**EXTRACTED MATERIAL:**
--
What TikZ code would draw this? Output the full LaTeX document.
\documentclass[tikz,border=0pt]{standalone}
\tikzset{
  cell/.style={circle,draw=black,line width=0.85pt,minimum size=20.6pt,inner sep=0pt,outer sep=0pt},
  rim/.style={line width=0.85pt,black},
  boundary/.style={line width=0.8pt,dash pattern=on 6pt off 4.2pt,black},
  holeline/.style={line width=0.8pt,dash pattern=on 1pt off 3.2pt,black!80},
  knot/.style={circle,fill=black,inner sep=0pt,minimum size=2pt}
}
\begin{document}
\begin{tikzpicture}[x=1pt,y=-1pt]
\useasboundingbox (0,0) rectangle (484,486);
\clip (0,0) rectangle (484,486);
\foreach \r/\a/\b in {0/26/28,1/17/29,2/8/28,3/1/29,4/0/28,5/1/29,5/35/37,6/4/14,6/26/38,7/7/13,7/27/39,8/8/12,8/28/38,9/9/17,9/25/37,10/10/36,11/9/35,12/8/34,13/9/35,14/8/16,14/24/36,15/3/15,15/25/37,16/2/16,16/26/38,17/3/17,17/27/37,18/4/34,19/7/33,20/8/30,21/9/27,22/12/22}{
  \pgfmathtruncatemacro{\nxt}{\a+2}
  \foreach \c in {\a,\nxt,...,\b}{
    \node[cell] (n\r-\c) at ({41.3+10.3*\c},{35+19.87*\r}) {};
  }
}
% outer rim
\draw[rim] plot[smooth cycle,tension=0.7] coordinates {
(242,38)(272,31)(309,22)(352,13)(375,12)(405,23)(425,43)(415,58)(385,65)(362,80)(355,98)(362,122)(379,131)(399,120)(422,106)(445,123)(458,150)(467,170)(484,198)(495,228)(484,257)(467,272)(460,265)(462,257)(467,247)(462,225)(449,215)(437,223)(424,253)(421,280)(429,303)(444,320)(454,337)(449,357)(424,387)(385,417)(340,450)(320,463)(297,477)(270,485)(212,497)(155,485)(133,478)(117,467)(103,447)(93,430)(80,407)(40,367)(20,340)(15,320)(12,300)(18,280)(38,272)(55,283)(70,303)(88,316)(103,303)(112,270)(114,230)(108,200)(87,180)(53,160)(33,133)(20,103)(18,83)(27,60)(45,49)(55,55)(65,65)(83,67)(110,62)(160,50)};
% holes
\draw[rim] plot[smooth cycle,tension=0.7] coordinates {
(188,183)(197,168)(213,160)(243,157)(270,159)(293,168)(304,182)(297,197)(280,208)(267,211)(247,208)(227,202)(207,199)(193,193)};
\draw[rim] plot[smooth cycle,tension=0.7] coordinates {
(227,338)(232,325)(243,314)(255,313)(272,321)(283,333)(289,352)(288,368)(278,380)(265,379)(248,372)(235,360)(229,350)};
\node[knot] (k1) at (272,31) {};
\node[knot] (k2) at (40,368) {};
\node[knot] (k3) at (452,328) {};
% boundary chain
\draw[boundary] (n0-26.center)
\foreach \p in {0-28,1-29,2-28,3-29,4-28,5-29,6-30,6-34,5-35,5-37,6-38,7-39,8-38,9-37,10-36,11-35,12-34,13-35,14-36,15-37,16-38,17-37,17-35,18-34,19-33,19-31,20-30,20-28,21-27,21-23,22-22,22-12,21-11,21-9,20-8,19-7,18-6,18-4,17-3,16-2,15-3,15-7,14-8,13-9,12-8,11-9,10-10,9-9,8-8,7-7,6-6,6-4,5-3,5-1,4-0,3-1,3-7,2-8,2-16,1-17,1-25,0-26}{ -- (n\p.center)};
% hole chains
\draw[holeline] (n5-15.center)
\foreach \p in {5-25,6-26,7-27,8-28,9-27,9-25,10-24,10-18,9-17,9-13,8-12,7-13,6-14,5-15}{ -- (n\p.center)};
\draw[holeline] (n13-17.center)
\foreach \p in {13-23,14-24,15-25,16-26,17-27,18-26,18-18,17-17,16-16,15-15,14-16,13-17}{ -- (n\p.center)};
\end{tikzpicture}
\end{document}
--
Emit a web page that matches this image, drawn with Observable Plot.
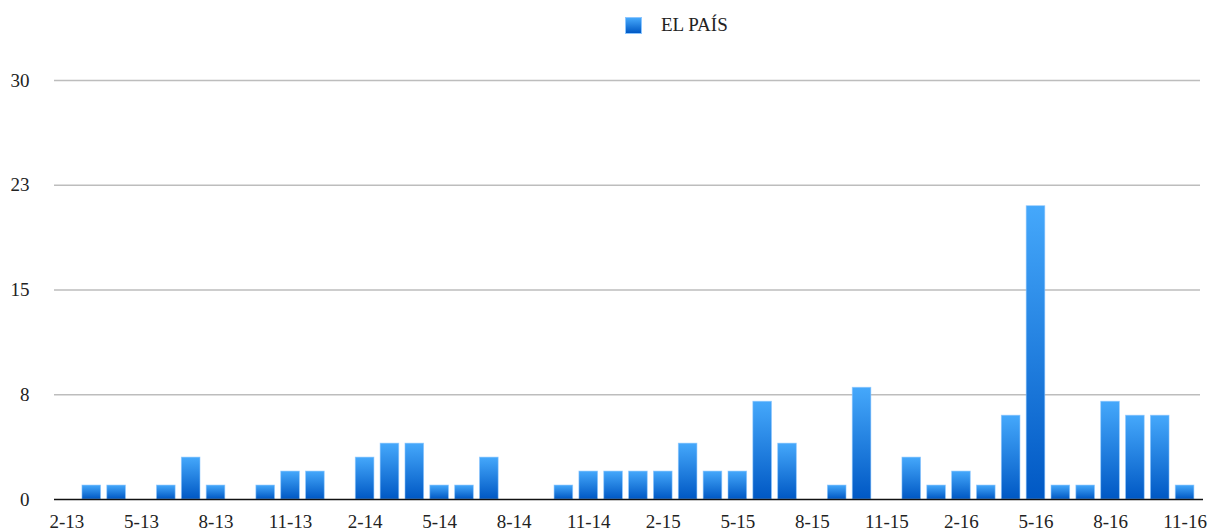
--
**THE TASK:** Select all lines in the listing above where the word "this" appears, and show them.

**FULL ANSWER:**
What TikZ code would draw this? Output the full LaTeX document.
Emit a web page that matches this image, drawn with Observable Plot.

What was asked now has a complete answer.